• Researchers from Jawaharlal Nehru Centre for Advanced Scientific Research (JNCASR), an autonomous institute of the Department of Science and Technology (DST), have developed the first supercomputer-powered simulations to capture evidence on ‘Mpemba effect’.
What is Mpemba effect?
• A hotter sample of water may freeze faster, than a colder one, when kept inside a refrigerator working at a sub-freezing temperature.
• This counterintuitive fact is now referred to as the ‘Mpemba effect’ and discussed since the time of Aristotle.
• The phenomenon forgotten over time was rediscovered in the last century by Erasto Mpemba after whom it is now named.
• Since then, there has been considerable interest in understanding it and identifying whether the effect is specific only to phase transitions in water.
• Even though it is recently shown that the effect appears during phase transitions in several other systems, the understanding remains largely elusive.

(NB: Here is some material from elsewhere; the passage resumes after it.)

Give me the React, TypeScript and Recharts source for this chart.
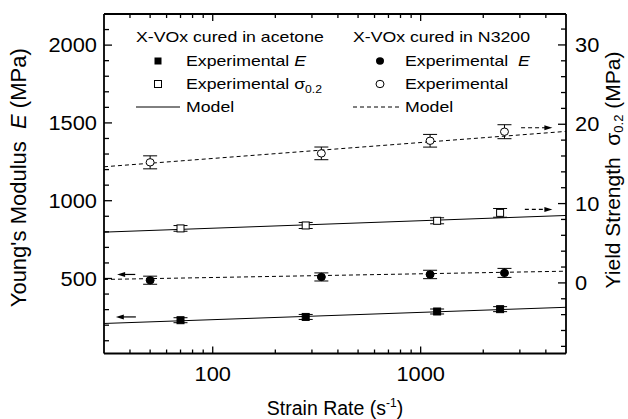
import React from 'react';
import {
  ComposedChart,
  ErrorBar,
  Legend,
  Line,
  ReferenceLine,
  Scatter,
  XAxis,
  YAxis,
} from 'recharts';

// strain rates (s^-1)
const acetoneRate = [70, 280, 1200, 2410];
const n3200Rate = [50, 333, 1110, 2530];
const modelRate = [30, 5000];

// Young's modulus E (MPa), left axis
const acetoneE = [232, 253, 288, 303];
const acetoneEErr = [16, 16, 16, 16];
const n3200E = [489, 510, 526, 536];
const n3200EErr = [26, 26, 27, 29];
const acetoneEModel = [211, 315];
const n3200EModel = [494, 547];

// yield strength sigma_0.2 (MPa), right axis
const acetoneSigma = [6.87, 7.24, 7.83, 8.83];
const acetoneSigmaErr = [0.36, 0.38, 0.38, 0.55];
const n3200Sigma = [15.2, 16.33, 17.92, 19.06];
const n3200SigmaErr = [0.82, 0.8, 0.8, 0.88];
const acetoneSigmaModel = [6.4, 8.5];
const n3200SigmaModel = [14.64, 19.1];

// ticks
const xMajor = [100, 1000];
const xTicks = [40, 50, 60, 70, 80, 90, 100, 200, 300, 400, 500, 600, 700, 800, 900, 1000, 2000, 3000, 4000];
const eMajor = [500, 1000, 1500, 2000];
const eTicks = [100, 200, 300, 400, 500, 600, 700, 800, 900, 1000, 1100, 1200, 1300, 1400, 1500, 1600, 1700, 1800, 1900, 2000, 2100];
const sMajor = [0, 10, 20, 30];
const sTicks = [-8, -6, -4, -2, 0, 2, 4, 6, 8, 10, 12, 14, 16, 18, 20, 22, 24, 26, 28, 30, 32];

// axis arrows (from -> to, in data units)
const arrowEN3200 = { from: 42.4, to: 34.7, y: 526 };
const arrowEAcetone = { from: 42.7, to: 34.2, y: 253 };
const arrowSN3200 = { from: 3040, to: 4300, y: 19.56 };
const arrowSAcetone = { from: 3170, to: 4300, y: 9.26 };

const FONT = "'Liberation Sans', Arial, Helvetica, sans-serif";

const pts = (xs: number[], ys: number[], errs?: number[]) =>
  xs.map((x, i) => ({ x, y: ys[i], err: errs ? errs[i] : 0 }));

function BottomTick({ x, y, payload }: any) {
  const major = xMajor.includes(payload.value);
  return (
    <g>
      <line x1={x} x2={x} y1={y} y2={y - (major ? 7 : 4)} stroke="#000" strokeWidth={1.3} />
      {major && (
        <text
          transform={`translate(${x},${y + 27}) scale(1.12,1)`}
          textAnchor="middle"
          fontSize={19.5}
          fontFamily={FONT}
          fill="#000"
        >
          {payload.value}
        </text>
      )}
    </g>
  );
}

function TopTick({ x, y, payload }: any) {
  const major = xMajor.includes(payload.value);
  return <line x1={x} x2={x} y1={y} y2={y + (major ? 7 : 4)} stroke="#000" strokeWidth={1.3} />;
}

function LeftTick({ x, y, payload }: any) {
  const major = eMajor.includes(payload.value);
  return (
    <g>
      <line x1={x} x2={x + (major ? 8 : 5)} y1={y} y2={y} stroke="#000" strokeWidth={1.3} />
      {major && (
        <text
          transform={`translate(${x - 7},${y + 7}) scale(1.12,1)`}
          textAnchor="end"
          fontSize={19.5}
          fontFamily={FONT}
          fill="#000"
        >
          {payload.value}
        </text>
      )}
    </g>
  );
}

function RightTick({ x, y, payload }: any) {
  const major = sMajor.includes(payload.value);
  return (
    <g>
      <line x1={x} x2={x - (major ? 8 : 5)} y1={y} y2={y} stroke="#000" strokeWidth={1.3} />
      {major && (
        <text
          transform={`translate(${x + 9},${y + 7}) scale(1.12,1)`}
          textAnchor="start"
          fontSize={19.5}
          fontFamily={FONT}
          fill="#000"
        >
          {payload.value}
        </text>
      )}
    </g>
  );
}

const square = (filled: boolean) => (p: any) =>
  <rect x={p.cx - 3.5} y={p.cy - 3.5} width={7} height={7} fill={filled ? '#000' : '#fff'} stroke="#000" strokeWidth={1} />;

const circle = (filled: boolean) => (p: any) =>
  <ellipse cx={p.cx} cy={p.cy} rx={4} ry={3.7} fill={filled ? '#000' : '#fff'} stroke="#000" strokeWidth={1} />;

const arrow = (dashed: boolean) => (p: any) => {
  const { x1, y1, x2, y2 } = p;
  const dir = Math.sign(x2 - x1);
  return (
    <g>
      <line x1={x1} y1={y1} x2={x2 - dir * 5} y2={y2} stroke="#000" strokeWidth={1.2} strokeDasharray={dashed ? '4 3' : undefined} />
      <polygon points={`${x2},${y2} ${x2 - dir * 8},${y2 - 2.5} ${x2 - dir * 8},${y2 + 2.5}`} fill="#000" />
    </g>
  );
};

function LeftTitle({ viewBox }: any) {
  const cx = viewBox.x + 26;
  const cy = viewBox.y + viewBox.height / 2 - 6;
  return (
    <text transform={`translate(${cx},${cy}) rotate(-90)`} textAnchor="middle" fontSize={22} fontFamily={FONT} fill="#000">
      Young's Modulus{'\u00a0\u00a0'}
      <tspan fontStyle="italic">E</tspan> (MPa)
    </text>
  );
}

function RightTitle({ viewBox }: any) {
  const cx = viewBox.x + 54;
  const cy = viewBox.y + 156;
  return (
    <text transform={`translate(${cx},${cy}) rotate(-90)`} textAnchor="middle" fontSize={21} fontFamily={FONT} fill="#000">
      Yield Strength{'\u00a0\u00a0'}σ
      <tspan fontSize={13} dy={3}>0.2</tspan>
      <tspan dy={-3}> (MPa)</tspan>
    </text>
  );
}

function BottomTitle({ viewBox }: any) {
  const cx = viewBox.x + viewBox.width / 2;
  return (
    <text x={cx} y={viewBox.y + 61} textAnchor="middle" fontSize={19.5} fontFamily={FONT} fill="#000">
      Strain Rate (s
      <tspan fontSize={12} dy={-8}>-1</tspan>
      <tspan dy={8}>)</tspan>
    </text>
  );
}

function Row({ left, cy, children }: any) {
  return (
    <div
      style={{
        position: 'absolute',
        left,
        top: cy - 9,
        height: 18,
        lineHeight: '18px',
        fontSize: 14.5,
        fontFamily: FONT,
        whiteSpace: 'nowrap',
        transform: 'scaleX(1.22)',
        transformOrigin: 'left center',
      }}
    >
      {children}
    </div>
  );
}

function Mark({ cx, cy, kind }: { cx: number; cy: number; kind: string }) {
  return (
    <svg style={{ position: 'absolute', left: cx - 26, top: cy - 6 }} width={52} height={12}>
      {kind === 'sq' && <rect x={22.5} y={2.5} width={7} height={7} fill="#000" />}
      {kind === 'osq' && <rect x={22.5} y={2.5} width={7} height={7} fill="#fff" stroke="#000" />}
      {kind === 'ci' && <ellipse cx={26} cy={6} rx={4} ry={3.7} fill="#000" />}
      {kind === 'oci' && <ellipse cx={26} cy={6} rx={4} ry={3.7} fill="#fff" stroke="#000" />}
      {kind === 'line' && <line x1={2} x2={46} y1={6} y2={6} stroke="#000" strokeWidth={1} />}
      {kind === 'dash' && <line x1={2} x2={48} y1={6} y2={6} stroke="#000" strokeWidth={1} strokeDasharray="4 3" />}
    </svg>
  );
}

function LegendBlock() {
  return (
    <div style={{ position: 'relative', width: 628, height: 130 }}>
      <Row left={136} cy={37}>X-VOx cured in acetone</Row>
      <Mark cx={158} cy={61} kind="sq" />
      <Row left={186} cy={61}>
        Experimental <i>E</i>
      </Row>
      <Mark cx={158} cy={84} kind="osq" />
      <Row left={186} cy={84}>
        Experimental σ<sub style={{ fontSize: 10, lineHeight: 0, verticalAlign: '-4px' }}>0.2</sub>
      </Row>
      <Mark cx={160} cy={107} kind="line" />
      <Row left={186} cy={107}>Model</Row>

      <Row left={353} cy={37}>X-VOx cured in N3200</Row>
      <Mark cx={380} cy={61} kind="ci" />
      <Row left={405} cy={61}>
        Experimental{'\u00a0'} <i>E</i>
      </Row>
      <Mark cx={380} cy={84} kind="oci" />
      <Row left={405} cy={84}>Experimental</Row>
      <Mark cx={377} cy={107} kind="dash" />
      <Row left={405} cy={107}>Model</Row>
    </div>
  );
}

export default function App() {
  return (
    <div style={{ position: 'absolute', left: 0, top: 0, width: 628, height: 419, background: '#fff' }}>
      <ComposedChart width={628} height={419} margin={{ top: 0, right: 0, bottom: 0, left: 0 }}>
        <XAxis
          xAxisId="b"
          dataKey="x"
          type="number"
          scale="log"
          domain={[30, 5000]}
          allowDataOverflow
          ticks={xTicks}
          interval={0}
          tick={<BottomTick />}
          tickLine={false}
          tickSize={0}
          tickMargin={0}
          height={65.5}
          axisLine={{ stroke: '#000', strokeWidth: 1.8 }}
          label={{ content: (p: any) => <BottomTitle {...p} /> }}
        />
        <XAxis
          xAxisId="t"
          orientation="top"
          dataKey="x"
          type="number"
          scale="log"
          domain={[30, 5000]}
          allowDataOverflow
          ticks={xTicks}
          interval={0}
          tick={<TopTick />}
          tickLine={false}
          tickSize={0}
          tickMargin={0}
          height={14}
          axisLine={{ stroke: '#000', strokeWidth: 1.8 }}
        />
        <YAxis
          yAxisId="E"
          dataKey="y"
          type="number"
          domain={[18, 2200]}
          allowDataOverflow
          ticks={eTicks}
          interval={0}
          tick={<LeftTick />}
          tickLine={false}
          tickSize={0}
          tickMargin={0}
          width={104}
          axisLine={{ stroke: '#000', strokeWidth: 1.8 }}
          label={{ content: (p: any) => <LeftTitle {...p} /> }}
        />
        <YAxis
          yAxisId="S"
          orientation="right"
          dataKey="y"
          type="number"
          domain={[-8.9, 33.9]}
          allowDataOverflow
          ticks={sTicks}
          interval={0}
          tick={<RightTick />}
          tickLine={false}
          tickSize={0}
          tickMargin={0}
          width={62}
          axisLine={{ stroke: '#000', strokeWidth: 1.8 }}
          label={{ content: (p: any) => <RightTitle {...p} /> }}
        />

        <Line data={pts(modelRate, acetoneEModel)} dataKey="y" xAxisId="b" yAxisId="E" type="linear" stroke="#000" strokeWidth={1} dot={false} isAnimationActive={false} />
        <Line data={pts(modelRate, n3200EModel)} dataKey="y" xAxisId="b" yAxisId="E" type="linear" stroke="#000" strokeWidth={1} strokeDasharray="4 3" dot={false} isAnimationActive={false} />
        <Line data={pts(modelRate, acetoneSigmaModel)} dataKey="y" xAxisId="b" yAxisId="S" type="linear" stroke="#000" strokeWidth={1} dot={false} isAnimationActive={false} />
        <Line data={pts(modelRate, n3200SigmaModel)} dataKey="y" xAxisId="b" yAxisId="S" type="linear" stroke="#000" strokeWidth={1} strokeDasharray="4 3" dot={false} isAnimationActive={false} />

        <Scatter data={pts(acetoneRate, acetoneE, acetoneEErr)} xAxisId="b" yAxisId="E" shape={square(true)} isAnimationActive={false}>
          <ErrorBar dataKey="err" direction="y" width={7} stroke="#000" strokeWidth={1} />
        </Scatter>
        <Scatter data={pts(n3200Rate, n3200E, n3200EErr)} xAxisId="b" yAxisId="E" shape={circle(true)} isAnimationActive={false}>
          <ErrorBar dataKey="err" direction="y" width={7} stroke="#000" strokeWidth={1} />
        </Scatter>
        <Scatter data={pts(acetoneRate, acetoneSigma, acetoneSigmaErr)} xAxisId="b" yAxisId="S" shape={square(false)} isAnimationActive={false}>
          <ErrorBar dataKey="err" direction="y" width={7} stroke="#000" strokeWidth={1} />
        </Scatter>
        <Scatter data={pts(n3200Rate, n3200Sigma, n3200SigmaErr)} xAxisId="b" yAxisId="S" shape={circle(false)} isAnimationActive={false}>
          <ErrorBar dataKey="err" direction="y" width={7} stroke="#000" strokeWidth={1} />
        </Scatter>

        <ReferenceLine xAxisId="b" yAxisId="E" segment={[{ x: arrowEN3200.from, y: arrowEN3200.y }, { x: arrowEN3200.to, y: arrowEN3200.y }]} shape={arrow(false)} />
        <ReferenceLine xAxisId="b" yAxisId="E" segment={[{ x: arrowEAcetone.from, y: arrowEAcetone.y }, { x: arrowEAcetone.to, y: arrowEAcetone.y }]} shape={arrow(false)} />
        <ReferenceLine xAxisId="b" yAxisId="S" segment={[{ x: arrowSN3200.from, y: arrowSN3200.y }, { x: arrowSN3200.to, y: arrowSN3200.y }]} shape={arrow(true)} />
        <ReferenceLine xAxisId="b" yAxisId="S" segment={[{ x: arrowSAcetone.from, y: arrowSAcetone.y }, { x: arrowSAcetone.to, y: arrowSAcetone.y }]} shape={arrow(true)} />

        <Legend
          content={() => <LegendBlock />}
          layout="horizontal"
          verticalAlign="middle"
          align="center"
          wrapperStyle={{ position: 'absolute', left: 0, top: 0, width: 628, height: 130, pointerEvents: 'none' }}
        />
      </ComposedChart>
    </div>
  );
}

• Furthermore, quite interestingly, the case of water has recently become controversial, even at the experimental level.
Highlights of the new study:
• The researchers used supercomputers to develop the first simulation of ice formation proving the ‘Mpemba effect’ of water and also demonstrating that it can appear during fluid-to-solid transitions in systems other than water.
• They have explained that when water cools, it can get stuck in intermediate states of short-lived molecular arrangements before true ice begins to grow.

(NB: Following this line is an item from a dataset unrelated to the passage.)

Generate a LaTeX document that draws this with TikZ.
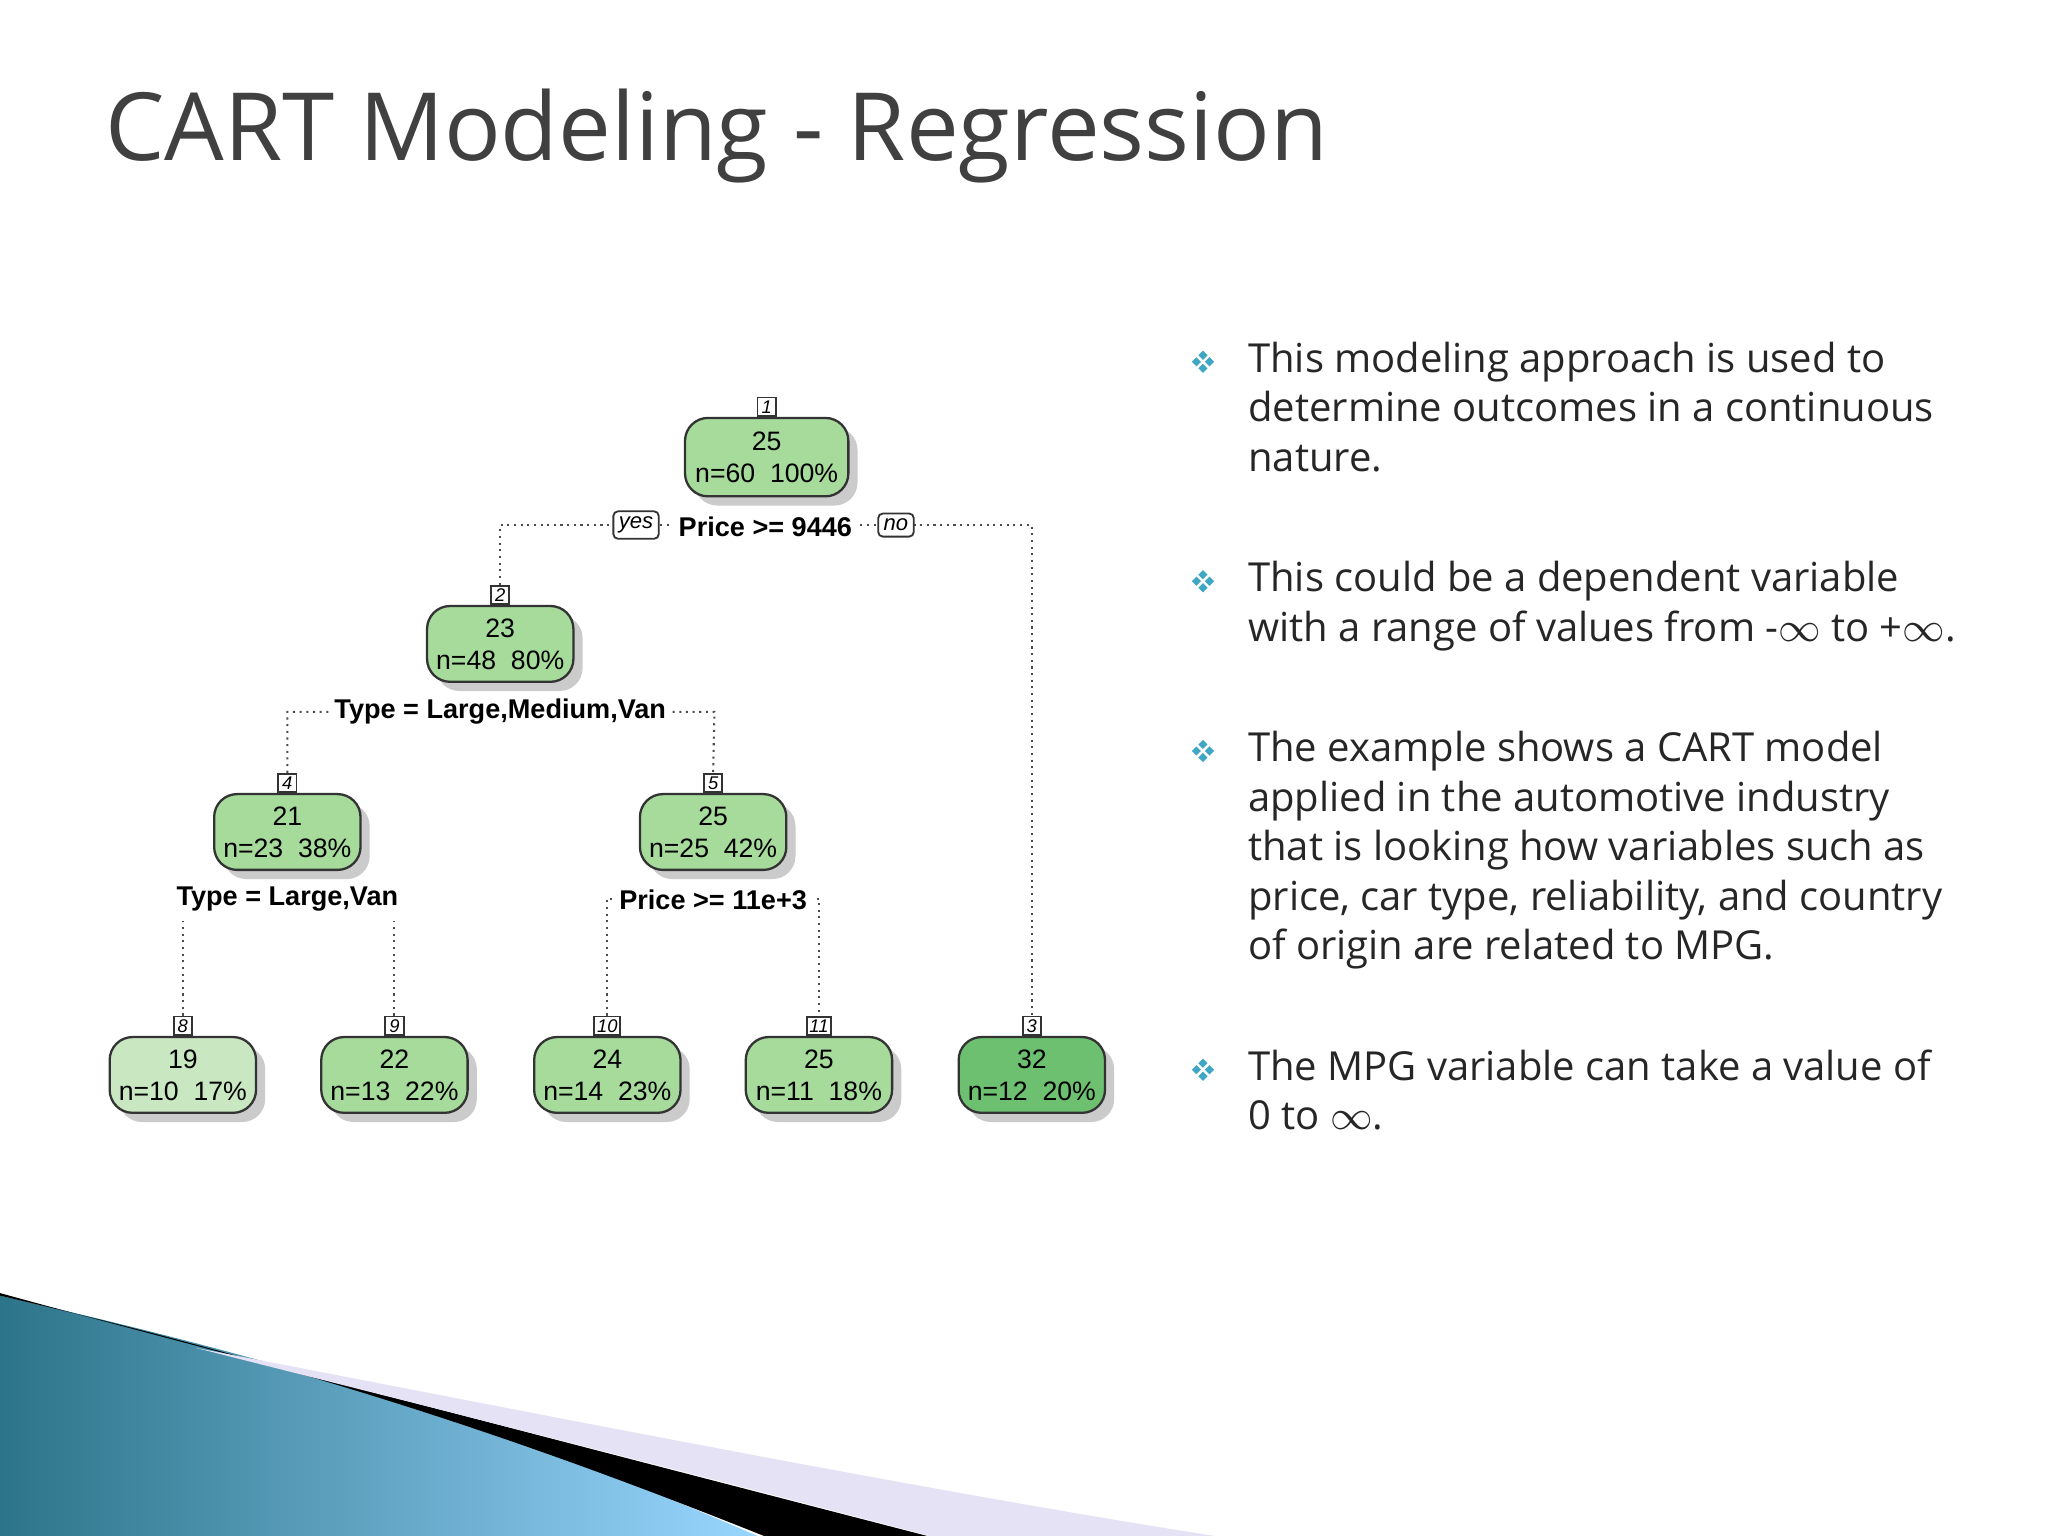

• Different starting temperatures get stuck for varied lengths of time.
• Hotter water can sometimes “choose” a quicker path to nucleation, the birth of ice, bypassing the delays that colder water suffers.
• The best explanation yet of why “hot can freeze faster than cold” is one major step into the world of non-equilibrium physics.
• This research published in the journal Communication Physics can provide new insights into phenomena such as relaxation of materials due to sudden temperature changes technically called out-of-equilibrium phenomena and also can lead to diverse applications, such as giving a new perspective to thermal control in next generation electronics or defining better cooling strategies.